Advocacy group Electronic Privacy Information Center is asking an appellate court to revive a lawsuit accusing Google and Viacom of violating a federal video privacy law.
The dispute centers on allegations that Viacom allowed Google to set tracking cookies on the kids' site Nick.com. EPIC this week filed a friend-of-the-court brief in the matter, arguing that the alleged use of tracking cookies on Nick.com violates the Video Privacy Protection Act -- a 1988 law that prohibits video rental companies from disclosing personally identifiable information about consumers without their permission.

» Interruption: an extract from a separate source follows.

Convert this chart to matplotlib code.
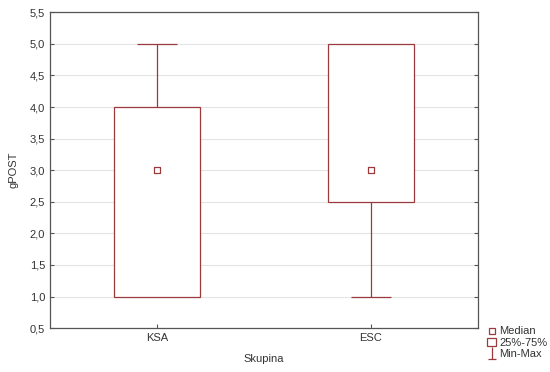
import matplotlib
matplotlib.use("Agg")
import matplotlib.pyplot as plt
from matplotlib.lines import Line2D
from matplotlib.patches import Rectangle
from matplotlib.path import Path
from matplotlib.ticker import FuncFormatter

groups = ["KSA", "ESC"]
medians = [3.0, 3.0]
q1 = [1.0, 2.5]
q3 = [4.0, 5.0]
mins = [1.0, 1.0]
maxs = [5.0, 5.0]

red = "#9B3A3C"
plt.rcParams["font.family"] = ["Liberation Sans", "DejaVu Sans"]

fig = plt.figure(figsize=(5.5, 3.72), dpi=100)
ax = fig.add_axes([0.091, 0.118, 0.778, 0.849])

pos = list(range(1, len(groups) + 1))
ax.bar(pos, [b - a for a, b in zip(q1, q3)], bottom=q1, width=0.4,
       facecolor="white", edgecolor=red, linewidth=0.9, zorder=3)
for p, lo, hi, a, b in zip(pos, mins, maxs, q1, q3):
    if hi > b:
        ax.vlines(p, b, hi, color=red, lw=0.9, zorder=3)
        ax.hlines(hi, p - 0.095, p + 0.095, color=red, lw=0.9, zorder=3)
    if lo < a:
        ax.vlines(p, lo, a, color=red, lw=0.9, zorder=3)
        ax.hlines(lo, p - 0.095, p + 0.095, color=red, lw=0.9, zorder=3)
ax.scatter(pos, medians, marker="s", s=14, facecolor="white", edgecolor=red,
           linewidth=0.9, zorder=4)

ax.set_xlim(0.5, 2.5)
ax.set_ylim(0.5, 5.5)
ax.set_xticks(pos)
ax.set_xticklabels(groups)
ax.set_yticks([0.5 + 0.5 * i for i in range(11)])
ax.yaxis.set_major_formatter(FuncFormatter(lambda v, _: f"{v:.1f}".replace(".", ",")))
ax.grid(axis="y", color="#e4e4e4", lw=0.8, zorder=0)
ax.tick_params(axis="both", labelsize=8, color="#555555", length=3, direction="in",
               right=True, labelcolor="#333333")
for s in ax.spines.values():
    s.set_color("#555555")
    s.set_linewidth(0.9)
ax.set_xlabel("Skupina", fontsize=8, color="#333333", labelpad=8)
ax.set_ylabel("gPOST", fontsize=8, color="#333333", labelpad=8)

whisker_icon = Path([(0, -1), (0, 1), (-0.7, -1), (0.7, -1)],
                    [Path.MOVETO, Path.LINETO, Path.MOVETO, Path.LINETO])
handles = [
    Line2D([], [], marker="s", ls="none", markersize=4, markerfacecolor="white",
           markeredgecolor=red, markeredgewidth=0.9),
    Rectangle((0, 0), 1, 1, facecolor="white", edgecolor=red, lw=0.9),
    Line2D([], [], marker=whisker_icon, ls="none", markersize=9, markeredgewidth=0.9,
           markeredgecolor=red, markerfacecolor="none"),
]
fig.legend(handles, ["Median", "25%-75%", "Min-Max"], loc="lower left",
           bbox_to_anchor=(0.872, 0.015), frameon=False, fontsize=8,
           labelcolor="#333333",
           handlelength=0.8, handletextpad=0.3, labelspacing=0.1, borderpad=0.2)

fig.savefig("out.png", dpi=100)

The litigation dates to late 2012, when attorneys for a group of children alleged in a potential class-action that Viacom violated the video privacy statute by disclosing information via cookies. The users' lawyers also argue that Google “illegally received” the data.
U.S. District Court Judge Stanley Chesler in New Jersey dismissed the case last year, ruling that data stored in cookies isn't personally identifiable. He specifically rejected the theory that Google was able to identify the plaintiffs -- all under the age of 13 -- by combining cookie-based data with registration information.
Nick.com visitors recently appealed that ruling to the 3rd Circuit Court of Appeals. The users say that Google can identify them by combining cookie-based data with other information.
EPIC is backing the Nick.com visitors, arguing that information that might seem to be anonymous -- like a cookie stored in a browser, or an IP address -- can actually be used to identify individuals.
“The devices that customers use to access videos are directly linked to them, and tracking those devices is functionally identical to tracking the customers themselves,” EPIC argues in a friend-of-the-court brief.
Calling Google a “lookup table,” EPIC contends that the search company can identify Web users based on information other than their names.
“It is nonsensical to say that Google is unable to identify a user based on a combination of IP address, MAC address, and other browser cookie data; that is precisely what Google does best,” EPIC argues. “It would be like concluding the company that produces the phone book is unable to deduce the identity of an individual based on their telephone number.”
Google and Viacom aren't the only companies to be hit with recent lawsuits alleging violations of the federal video privacy law. Hulu, The Cartoon Network, Dow Jones and CNN have all recently been sued for allegedly disclosing information about users who watch online video. So far all of those cases have been dismissed, but the consumers filed appeals that are still pending.